1103  Recognizing the significant practical challenges faced by Detaining Powers at the close of the Second World War, some delegations in 1947 had suggested allowing for derogations in the period between the end of hostilities and the final release of the prisoners of war. However, the majority rejected this proposal, considering it unacceptable that prisoners of war could be treated less well after the end of active hostilities than before.[15]
1104  At the 1946 Preliminary Conference of National Societies, concern was expressed regarding the practice of some Second World War belligerents of removing prisoner-of-war status from certain prisoners following the capitulation of their home country or through the conclusion of bilateral agreements.[16] To avoid this, the ICRC suggested that the Convention ensure that there was ‘no change in its application until the complete and final liberation’ of the prisoners.[17]

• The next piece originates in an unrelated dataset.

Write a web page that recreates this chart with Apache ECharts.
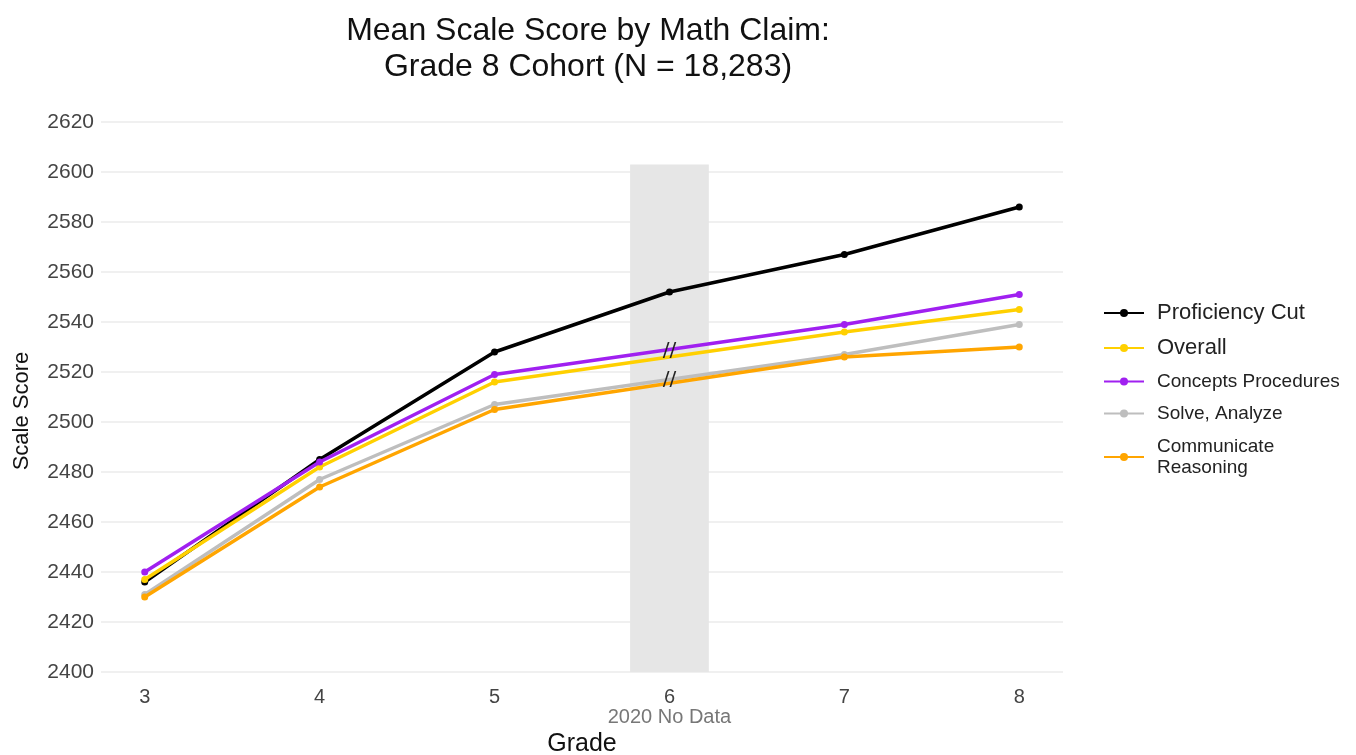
<!DOCTYPE html>
<html>
<head>
<meta charset="utf-8">
<script src="https://cdn.jsdelivr.net/npm/echarts@6/dist/echarts.min.js"></script>
<style>
  html, body { margin: 0; padding: 0; background: #fff; }
  #chart { width: 1356px; height: 755px; }
</style>
</head>
<body>
<div id="chart"></div>
<script>
// grades on the x axis
const grades = [3, 4, 5, 6, 7, 8]
// mean scale scores (grade 6 = 2020, no data for the claims)
const proficiencyCut = [2436, 2485, 2528, 2552, 2567, 2586]
const overall = [2437, 2482, 2516, null, 2536, 2545]
const conceptsProcedures = [2440, 2484, 2519, null, 2539, 2551]
const solveAnalyze = [2431, 2477, 2507, null, 2527, 2539]
const communicateReasoning = [2430, 2474, 2505, null, 2526, 2530]
// y axis ticks
const yTicks = [2400, 2420, 2440, 2460, 2480, 2500, 2520, 2540, 2560, 2580, 2600, 2620]
// shaded "no data" band: x from, x to, top
const noDataBand = [5.775, 6.225, 2603]

const font = 'Liberation Sans, Arial, sans-serif'

const chart = echarts.init(document.getElementById('chart'))

const makeSeries = (name, values, color, z) => ({
  name: name,
  type: 'line',
  data: grades.map((g, i) => [g, values[i]]),
  connectNulls: true,
  symbol: 'circle',
  symbolSize: 7,
  showSymbol: true,
  z: z,
  lineStyle: { color: color, width: 3.5 },
  itemStyle: { color: color },
  emphasis: { disabled: true }
})

const seriesArrs = [
  makeSeries('Proficiency Cut', proficiencyCut, '#000000', 3),
  makeSeries('Overall', overall, '#ffd000', 4),
  makeSeries('Concepts Procedures', conceptsProcedures, '#a020f0', 5),
  makeSeries('Solve, Analyze', solveAnalyze, '#bebebe', 6),
  makeSeries('Communicate\nReasoning', communicateReasoning, '#ffa500', 7)
]

// gray band behind grade 6
seriesArrs[0].markArea = {
  silent: true,
  itemStyle: { color: '#e6e6e6' },
  data: [[{ coord: [noDataBand[0], 2400] }, { coord: [noDataBand[1], noDataBand[2]] }]]
}

// "//" break marks at grade 6
const breakMark = (y) => ({
  coord: [6, y],
  symbol: 'circle',
  symbolSize: 1,
  itemStyle: { color: 'rgba(0,0,0,0)' },
  label: {
    show: true,
    position: 'inside',
    formatter: '//',
    fontFamily: 'DejaVu Sans',
    fontSize: 20,
    color: '#222'
  }
})
seriesArrs[2].markPoint = {
  silent: true,
  z: 10,
  data: [breakMark(2528.5)]
}
seriesArrs[4].markPoint = {
  silent: true,
  z: 10,
  data: [breakMark(2517)]
}

const option = {
  animation: false,
  backgroundColor: '#fff',
  title: {
    text: 'Mean Scale Score by Math Claim:\nGrade 8 Cohort (N = 18,283)',
    left: 583,
    textAlign: 'center',
    top: 8,
    textStyle: {
      fontFamily: font,
      fontSize: 32,
      fontWeight: 'normal',
      color: '#111',
      lineHeight: 36
    }
  },
  grid: {
    left: 101,
    right: 293,
    top: 122,
    bottom: 83,
    outerBoundsMode: 'none'
  },
  legend: {
    orient: 'vertical',
    left: 1098,
    top: 297,
    itemWidth: 40,
    itemHeight: 10,
    itemGap: 13,
    textStyle: { fontFamily: font, color: '#222', fontSize: 19, padding: [0, 0, 0, 8] },
    data: [
      { name: 'Proficiency Cut', textStyle: { fontSize: 22 } },
      { name: 'Overall', textStyle: { fontSize: 22 } },
      { name: 'Concepts Procedures', textStyle: { fontSize: 19 } },
      { name: 'Solve, Analyze', textStyle: { fontSize: 19 } },
      { name: 'Communicate\nReasoning', textStyle: { fontSize: 19, lineHeight: 21 } }
    ]
  },
  xAxis: {
    type: 'value',
    min: 2.75,
    max: 8.25,
    name: 'Grade',
    nameLocation: 'middle',
    nameGap: 58,
    nameTextStyle: { fontFamily: font, fontSize: 25, color: '#111' },
    axisLine: { show: false },
    axisTick: { show: false },
    splitLine: { show: false },
    axisLabel: {
      customValues: grades,
      margin: 15,
      fontFamily: font,
      fontSize: 20,
      color: '#444',
      formatter: (v) => v === 6 ? '{a|6}\n{b|2020 No Data}' : String(v),
      rich: {
        a: { fontFamily: font, fontSize: 20, color: '#444', lineHeight: 20 },
        b: { fontFamily: font, fontSize: 20, color: '#777', lineHeight: 20 }
      }
    }
  },
  yAxis: {
    type: 'value',
    min: yTicks[0],
    max: yTicks[yTicks.length - 1],
    interval: 20,
    name: 'Scale Score',
    nameLocation: 'middle',
    nameGap: 68,
    nameTextStyle: { fontFamily: font, fontSize: 22, color: '#111', padding: [0, 28, 0, 0] },
    axisLine: { show: false },
    axisTick: { show: false },
    axisLabel: {
      fontFamily: font,
      fontSize: 21,
      color: '#444',
      margin: 7,
      formatter: (v) => String(v)
    },
    splitLine: { lineStyle: { color: '#ebebeb', width: 1.5 } }
  },
  series: seriesArrs
}

chart.setOption(option)
</script>
</body>
</html>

1105  The inclusion of the word ‘final’ was intended to serve this purpose. Prisoners of war remain protected by the Convention for as long as they are in enemy hands, even if hostilities have ceased and potentially even long after the end of the conflict. They maintain prisoner-of-war status until such time as they have been reinstated to the situation they were in before they fell into the power of the enemy.[18] The reference to ‘final’ release and repatriation also serves to prevent the Detaining Power from returning ‘released’ prisoners of war to captivity under some other guise.[19] Persons who have been received by a neutral Power also remain under the protection of the Third Convention until their final release and repatriation.[20] The obligations of the Convention also continue to apply, where relevant, if the Detaining Power releases a prisoner on parole or promise.[21]
1106  There may be a small number of cases in which a prisoner of war refuses to be repatriated and is given another protective status under international law, ending their prisoner-of-war status.[22]
1107  Articles 109–119 regulate the release and repatriation of prisoners of war.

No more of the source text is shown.